The members of Avenged Sevenfold were well into work on the album of their lives. Then, in an instant, their lives changed. The Rev had died. They hadn’t just lost their drummer. They’d lost a family member – a guy who was best friends with vocalist M. Shadows since second grade in the Orange County town of Huntington Beach, and with guitarist Synyster Gates since fifth grade. The Rev had established himself as one of the most astounding, musical drummers in rock. He was beloved not only by the band, but by their extended family that includes the fans, from the first few locals when Avenged Sevenfold started out more than a decade ago, to the millions who now cherish their albums and have seen their unforgettable concerts worldwide.

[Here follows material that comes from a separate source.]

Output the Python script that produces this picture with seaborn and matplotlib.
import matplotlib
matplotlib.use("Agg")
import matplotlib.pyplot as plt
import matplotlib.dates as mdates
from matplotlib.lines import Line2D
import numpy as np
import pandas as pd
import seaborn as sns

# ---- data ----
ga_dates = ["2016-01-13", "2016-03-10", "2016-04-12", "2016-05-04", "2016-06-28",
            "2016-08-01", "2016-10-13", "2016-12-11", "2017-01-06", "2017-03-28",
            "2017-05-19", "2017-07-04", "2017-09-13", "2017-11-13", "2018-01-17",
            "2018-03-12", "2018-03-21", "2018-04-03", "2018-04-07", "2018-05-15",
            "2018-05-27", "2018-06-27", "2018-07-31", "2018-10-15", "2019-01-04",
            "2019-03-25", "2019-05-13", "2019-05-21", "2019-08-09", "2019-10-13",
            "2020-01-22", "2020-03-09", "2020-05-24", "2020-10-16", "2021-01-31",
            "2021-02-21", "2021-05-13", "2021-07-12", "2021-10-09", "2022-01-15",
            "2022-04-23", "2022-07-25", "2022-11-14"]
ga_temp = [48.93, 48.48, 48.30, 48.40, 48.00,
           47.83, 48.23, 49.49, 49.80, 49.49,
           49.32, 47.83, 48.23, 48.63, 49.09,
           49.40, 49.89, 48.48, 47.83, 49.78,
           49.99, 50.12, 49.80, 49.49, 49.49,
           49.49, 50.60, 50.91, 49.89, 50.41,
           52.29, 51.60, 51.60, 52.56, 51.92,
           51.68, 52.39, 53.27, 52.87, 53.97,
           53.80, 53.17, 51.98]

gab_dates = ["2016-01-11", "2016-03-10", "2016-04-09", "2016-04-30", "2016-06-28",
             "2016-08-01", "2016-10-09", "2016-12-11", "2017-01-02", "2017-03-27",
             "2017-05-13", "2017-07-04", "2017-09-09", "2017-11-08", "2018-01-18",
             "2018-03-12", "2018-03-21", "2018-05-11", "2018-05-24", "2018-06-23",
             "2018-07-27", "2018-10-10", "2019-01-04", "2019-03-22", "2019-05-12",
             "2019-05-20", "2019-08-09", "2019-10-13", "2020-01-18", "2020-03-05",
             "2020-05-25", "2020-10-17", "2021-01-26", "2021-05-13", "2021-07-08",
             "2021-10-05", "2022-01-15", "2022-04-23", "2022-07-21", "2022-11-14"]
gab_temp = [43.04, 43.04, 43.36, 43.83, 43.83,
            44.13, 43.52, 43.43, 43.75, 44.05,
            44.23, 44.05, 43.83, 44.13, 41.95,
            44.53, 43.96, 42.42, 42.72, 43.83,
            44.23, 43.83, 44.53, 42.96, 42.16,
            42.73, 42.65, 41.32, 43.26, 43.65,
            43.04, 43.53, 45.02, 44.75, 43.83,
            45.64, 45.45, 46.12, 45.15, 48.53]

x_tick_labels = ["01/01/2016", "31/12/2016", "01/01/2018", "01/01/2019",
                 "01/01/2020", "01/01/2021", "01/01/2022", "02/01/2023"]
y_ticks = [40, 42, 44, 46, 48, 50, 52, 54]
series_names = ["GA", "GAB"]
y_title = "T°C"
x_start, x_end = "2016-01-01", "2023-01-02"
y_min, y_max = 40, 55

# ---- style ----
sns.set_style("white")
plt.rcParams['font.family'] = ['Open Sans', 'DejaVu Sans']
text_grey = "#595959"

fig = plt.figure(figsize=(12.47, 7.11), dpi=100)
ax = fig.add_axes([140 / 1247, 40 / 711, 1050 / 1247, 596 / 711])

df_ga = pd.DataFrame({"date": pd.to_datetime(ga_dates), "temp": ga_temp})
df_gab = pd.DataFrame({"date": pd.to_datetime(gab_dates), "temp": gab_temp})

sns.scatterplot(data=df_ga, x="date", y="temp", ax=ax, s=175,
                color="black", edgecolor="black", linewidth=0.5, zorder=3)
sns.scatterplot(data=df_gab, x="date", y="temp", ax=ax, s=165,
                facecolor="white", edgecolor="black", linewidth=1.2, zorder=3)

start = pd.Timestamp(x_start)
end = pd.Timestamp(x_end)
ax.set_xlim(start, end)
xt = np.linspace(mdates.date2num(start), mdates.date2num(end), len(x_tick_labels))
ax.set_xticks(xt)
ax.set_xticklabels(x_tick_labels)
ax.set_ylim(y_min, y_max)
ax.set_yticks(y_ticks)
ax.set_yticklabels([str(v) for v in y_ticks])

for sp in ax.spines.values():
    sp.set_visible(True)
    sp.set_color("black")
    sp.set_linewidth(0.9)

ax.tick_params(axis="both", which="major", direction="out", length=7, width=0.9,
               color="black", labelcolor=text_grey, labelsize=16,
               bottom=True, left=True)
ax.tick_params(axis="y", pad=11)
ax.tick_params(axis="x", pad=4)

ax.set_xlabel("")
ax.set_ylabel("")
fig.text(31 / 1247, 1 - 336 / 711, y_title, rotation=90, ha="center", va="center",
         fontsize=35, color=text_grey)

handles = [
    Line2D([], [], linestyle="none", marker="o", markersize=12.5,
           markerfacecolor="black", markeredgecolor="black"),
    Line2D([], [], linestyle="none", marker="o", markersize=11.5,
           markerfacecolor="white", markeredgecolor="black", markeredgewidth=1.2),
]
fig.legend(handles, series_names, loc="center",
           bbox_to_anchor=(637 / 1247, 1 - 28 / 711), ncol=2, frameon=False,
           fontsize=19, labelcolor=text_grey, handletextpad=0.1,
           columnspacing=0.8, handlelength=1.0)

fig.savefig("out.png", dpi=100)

Nightmare, the album the band was working on when Jimmy Sullivan died in late December, was already shaping up to be a dark masterpiece, a concept album tracing a journey of madness, despair, and, yes, death. The songs forged all of what Avenged Sevenfold had done before into a visionary prism bringing out new range on one hand and a focused intensity on the other. They already stood as a culmination of the journey from the indie metal-and-beyond 1999 debut Sound the Seventh Trumpet (recorded when the members were each just 18), through the constantly surprising, startlingly boundary-busting City of Evil (2005), and Avenged Sevenfold (2007), which turned these five friends into a global rock force, with all the power of what had become a concert powerhouse (as captured in the 2008 CD/DVD release Live in the LBC & Rough Diamonds). But now real life – and real loss — rendered that almost trivial. Even continuing work on the album seemed impossible, unimportant for Shadows, guitarists Synyster Gates and Zacky Vengeance, and bassist Johnny Christ.

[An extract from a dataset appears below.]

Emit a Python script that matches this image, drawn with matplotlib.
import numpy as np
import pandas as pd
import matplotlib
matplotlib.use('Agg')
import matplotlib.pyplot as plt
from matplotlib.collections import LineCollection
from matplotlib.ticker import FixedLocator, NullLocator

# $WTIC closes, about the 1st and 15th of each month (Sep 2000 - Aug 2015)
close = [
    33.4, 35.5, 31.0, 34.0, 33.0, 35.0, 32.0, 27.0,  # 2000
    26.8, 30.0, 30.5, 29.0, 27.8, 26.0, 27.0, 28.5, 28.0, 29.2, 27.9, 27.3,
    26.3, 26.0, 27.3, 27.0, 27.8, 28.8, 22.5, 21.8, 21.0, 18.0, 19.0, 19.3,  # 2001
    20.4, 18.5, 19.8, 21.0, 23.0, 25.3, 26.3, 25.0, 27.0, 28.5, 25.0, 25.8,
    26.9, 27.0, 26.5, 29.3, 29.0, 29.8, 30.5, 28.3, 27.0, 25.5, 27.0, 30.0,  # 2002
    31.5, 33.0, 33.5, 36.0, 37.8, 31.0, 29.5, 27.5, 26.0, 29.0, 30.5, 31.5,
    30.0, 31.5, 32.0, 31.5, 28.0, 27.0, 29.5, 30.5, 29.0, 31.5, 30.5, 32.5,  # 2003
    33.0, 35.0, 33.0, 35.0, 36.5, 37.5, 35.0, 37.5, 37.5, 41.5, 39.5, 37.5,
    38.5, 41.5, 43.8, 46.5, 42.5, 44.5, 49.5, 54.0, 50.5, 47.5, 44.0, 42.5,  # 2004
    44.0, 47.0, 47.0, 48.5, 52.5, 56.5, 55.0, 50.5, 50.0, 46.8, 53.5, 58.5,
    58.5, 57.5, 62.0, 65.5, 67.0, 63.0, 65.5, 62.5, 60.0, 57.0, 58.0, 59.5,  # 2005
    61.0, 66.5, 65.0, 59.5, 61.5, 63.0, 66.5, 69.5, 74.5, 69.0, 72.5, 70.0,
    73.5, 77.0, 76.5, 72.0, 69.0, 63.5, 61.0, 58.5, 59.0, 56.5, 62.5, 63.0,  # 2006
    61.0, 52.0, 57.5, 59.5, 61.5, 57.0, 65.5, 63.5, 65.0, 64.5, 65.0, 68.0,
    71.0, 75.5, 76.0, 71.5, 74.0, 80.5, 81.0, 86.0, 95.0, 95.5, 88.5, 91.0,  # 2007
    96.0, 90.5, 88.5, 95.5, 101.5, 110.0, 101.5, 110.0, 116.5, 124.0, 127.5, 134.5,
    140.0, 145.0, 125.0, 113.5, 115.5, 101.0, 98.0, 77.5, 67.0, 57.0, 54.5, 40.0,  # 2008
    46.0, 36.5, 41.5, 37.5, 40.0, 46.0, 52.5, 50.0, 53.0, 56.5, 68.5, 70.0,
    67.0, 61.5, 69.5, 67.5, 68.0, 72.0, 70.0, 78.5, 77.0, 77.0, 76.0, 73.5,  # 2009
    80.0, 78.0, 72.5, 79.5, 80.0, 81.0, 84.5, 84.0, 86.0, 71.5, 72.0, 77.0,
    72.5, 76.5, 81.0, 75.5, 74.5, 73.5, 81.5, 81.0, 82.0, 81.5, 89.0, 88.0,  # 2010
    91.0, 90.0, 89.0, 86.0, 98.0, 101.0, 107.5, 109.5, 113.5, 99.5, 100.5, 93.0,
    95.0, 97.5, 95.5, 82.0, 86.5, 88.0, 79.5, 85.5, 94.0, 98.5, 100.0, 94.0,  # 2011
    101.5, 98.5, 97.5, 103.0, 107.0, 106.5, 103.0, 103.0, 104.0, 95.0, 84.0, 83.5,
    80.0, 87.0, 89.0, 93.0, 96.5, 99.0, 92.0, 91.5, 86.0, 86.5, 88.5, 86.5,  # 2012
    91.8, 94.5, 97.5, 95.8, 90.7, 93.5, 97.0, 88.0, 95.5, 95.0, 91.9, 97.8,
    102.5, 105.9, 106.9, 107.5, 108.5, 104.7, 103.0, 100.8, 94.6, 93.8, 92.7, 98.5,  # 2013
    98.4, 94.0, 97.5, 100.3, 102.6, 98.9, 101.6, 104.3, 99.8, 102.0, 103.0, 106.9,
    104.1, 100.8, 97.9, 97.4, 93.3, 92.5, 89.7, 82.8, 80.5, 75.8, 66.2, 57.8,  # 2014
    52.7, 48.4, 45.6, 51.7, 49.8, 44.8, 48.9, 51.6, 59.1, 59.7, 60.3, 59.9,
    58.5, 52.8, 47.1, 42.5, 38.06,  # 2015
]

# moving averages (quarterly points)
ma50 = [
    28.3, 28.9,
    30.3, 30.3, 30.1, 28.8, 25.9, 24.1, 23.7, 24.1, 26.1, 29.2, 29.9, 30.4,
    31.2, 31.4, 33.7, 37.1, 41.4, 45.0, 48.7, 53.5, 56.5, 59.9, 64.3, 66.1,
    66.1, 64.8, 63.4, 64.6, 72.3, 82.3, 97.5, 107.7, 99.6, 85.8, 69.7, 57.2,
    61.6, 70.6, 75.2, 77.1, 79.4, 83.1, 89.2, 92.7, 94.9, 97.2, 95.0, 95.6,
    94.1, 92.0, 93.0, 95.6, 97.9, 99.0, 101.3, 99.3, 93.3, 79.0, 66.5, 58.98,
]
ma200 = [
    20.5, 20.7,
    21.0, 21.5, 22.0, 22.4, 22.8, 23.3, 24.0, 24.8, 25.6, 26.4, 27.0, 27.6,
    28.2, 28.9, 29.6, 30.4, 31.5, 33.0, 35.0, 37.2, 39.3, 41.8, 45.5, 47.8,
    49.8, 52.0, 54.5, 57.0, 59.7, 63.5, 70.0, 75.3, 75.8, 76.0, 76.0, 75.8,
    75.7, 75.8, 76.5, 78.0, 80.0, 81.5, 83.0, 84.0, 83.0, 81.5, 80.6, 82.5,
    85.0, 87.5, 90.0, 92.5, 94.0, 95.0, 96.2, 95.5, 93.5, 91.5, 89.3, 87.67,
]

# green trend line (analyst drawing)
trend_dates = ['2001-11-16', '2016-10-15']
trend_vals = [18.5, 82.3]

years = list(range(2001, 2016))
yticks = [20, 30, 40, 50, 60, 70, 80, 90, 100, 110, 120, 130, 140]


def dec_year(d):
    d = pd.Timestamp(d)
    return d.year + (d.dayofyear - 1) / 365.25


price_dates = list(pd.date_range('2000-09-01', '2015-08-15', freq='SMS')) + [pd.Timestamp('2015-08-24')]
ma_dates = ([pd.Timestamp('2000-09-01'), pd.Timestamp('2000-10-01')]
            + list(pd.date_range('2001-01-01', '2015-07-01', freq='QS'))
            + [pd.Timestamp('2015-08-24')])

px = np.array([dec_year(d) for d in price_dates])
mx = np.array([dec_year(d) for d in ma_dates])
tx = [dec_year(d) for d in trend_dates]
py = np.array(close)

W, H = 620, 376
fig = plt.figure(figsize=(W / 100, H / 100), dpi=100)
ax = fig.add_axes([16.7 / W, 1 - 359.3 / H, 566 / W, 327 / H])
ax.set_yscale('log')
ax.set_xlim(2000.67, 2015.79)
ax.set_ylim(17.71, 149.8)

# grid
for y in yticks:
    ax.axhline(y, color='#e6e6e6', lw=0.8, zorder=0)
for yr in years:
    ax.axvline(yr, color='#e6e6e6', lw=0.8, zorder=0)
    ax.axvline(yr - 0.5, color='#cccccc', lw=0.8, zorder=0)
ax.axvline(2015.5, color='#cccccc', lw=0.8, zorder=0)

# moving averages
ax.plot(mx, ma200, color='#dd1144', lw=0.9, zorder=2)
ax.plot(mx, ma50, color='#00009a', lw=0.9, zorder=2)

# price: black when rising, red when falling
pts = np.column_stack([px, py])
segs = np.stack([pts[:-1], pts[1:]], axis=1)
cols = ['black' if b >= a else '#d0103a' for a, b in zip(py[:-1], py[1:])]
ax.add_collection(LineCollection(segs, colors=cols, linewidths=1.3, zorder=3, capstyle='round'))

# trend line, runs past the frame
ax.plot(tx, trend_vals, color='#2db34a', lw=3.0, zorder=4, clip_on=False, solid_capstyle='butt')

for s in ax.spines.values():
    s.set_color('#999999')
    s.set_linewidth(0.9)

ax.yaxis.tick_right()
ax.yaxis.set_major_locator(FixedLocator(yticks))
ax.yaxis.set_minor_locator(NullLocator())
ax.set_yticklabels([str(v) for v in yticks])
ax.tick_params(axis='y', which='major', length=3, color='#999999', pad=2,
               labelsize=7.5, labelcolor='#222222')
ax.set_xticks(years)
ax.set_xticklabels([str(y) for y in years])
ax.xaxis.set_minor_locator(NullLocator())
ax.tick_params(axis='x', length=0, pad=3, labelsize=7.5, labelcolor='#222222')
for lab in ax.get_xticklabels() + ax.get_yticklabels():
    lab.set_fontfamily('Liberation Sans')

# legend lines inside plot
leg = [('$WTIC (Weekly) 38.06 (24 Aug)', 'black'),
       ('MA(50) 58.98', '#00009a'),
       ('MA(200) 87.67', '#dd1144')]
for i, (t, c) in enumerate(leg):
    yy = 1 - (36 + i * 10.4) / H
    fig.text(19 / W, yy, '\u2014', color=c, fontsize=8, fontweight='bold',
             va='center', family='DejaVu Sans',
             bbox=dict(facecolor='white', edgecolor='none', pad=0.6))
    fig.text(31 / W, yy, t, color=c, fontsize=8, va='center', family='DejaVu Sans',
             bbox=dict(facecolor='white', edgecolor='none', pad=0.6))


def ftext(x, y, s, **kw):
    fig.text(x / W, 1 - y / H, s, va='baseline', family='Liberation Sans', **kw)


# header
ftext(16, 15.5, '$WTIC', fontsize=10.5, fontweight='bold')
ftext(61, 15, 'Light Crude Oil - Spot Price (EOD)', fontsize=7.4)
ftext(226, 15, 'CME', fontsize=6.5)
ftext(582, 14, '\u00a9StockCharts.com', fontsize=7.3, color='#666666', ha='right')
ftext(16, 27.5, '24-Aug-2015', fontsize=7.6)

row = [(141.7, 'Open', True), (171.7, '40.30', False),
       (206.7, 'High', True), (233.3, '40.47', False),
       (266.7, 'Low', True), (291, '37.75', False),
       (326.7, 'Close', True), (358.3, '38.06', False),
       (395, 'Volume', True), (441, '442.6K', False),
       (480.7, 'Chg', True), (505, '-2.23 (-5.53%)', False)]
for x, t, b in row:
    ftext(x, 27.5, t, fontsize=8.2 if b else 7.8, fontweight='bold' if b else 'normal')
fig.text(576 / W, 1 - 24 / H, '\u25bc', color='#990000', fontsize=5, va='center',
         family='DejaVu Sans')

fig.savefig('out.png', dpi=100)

“We were going to see if we could write another song or two,” says Shadows of the days following the Rev’s death. “And we couldn’t. We weren’t in the mood for it. Sitting there trying to figure out chord progressions and guitar parts felt ridiculous.”
But soon the band realized that it was impossible for them not to continue, that it would be almost a betrayal of the Rev’s legacy and their love for him. He’d played an integral role in writing and crafting the tracks that had been demoed for the album. And just days before he died, he’d completed his ultimate accomplishment, baring his raw emotions in the song “Fiction” that now seemed to have foretold his own death and assured his friends in no uncertain terms that they had to carry on.
Most of the lyrics were rewritten, drummer Mike Portnoy (of the band Dream Theatre) was brought in to do the Rev’s in-theory inimitable parts, producer Mike Elizondo (Dr. Dre, Eminem, Regina Spektor) stayed on to help everyone rise to the now-transcendent occasion. “Nightmare” (the first single), “Welcome To The Family,” “Buried Alive,” “God Hates Us,” “Victims,” the closing epic “Save Me” – songs completed before and after the tragedy – all plumbed new depths of emotion and meaning. Synyster Gates was moved to write lyrics for the first time, laying bare his grief on “So Far Away.” And Nightmare truly became the album of their lives, the album literally of the Rev’s life and an achievement for the ages documenting the most intense, personal experience these people could imagine.
“It’s about how we were feeling at the time and are still feeling,” Shadows says. “When it first happens it’s much more intense. I realize now that we’re going to have to live with it and it’s never going to go away. The record is a lot different than if we hadn’t opened ourselves up right when it happened. We were more vulnerable and willing to put it out on the line.”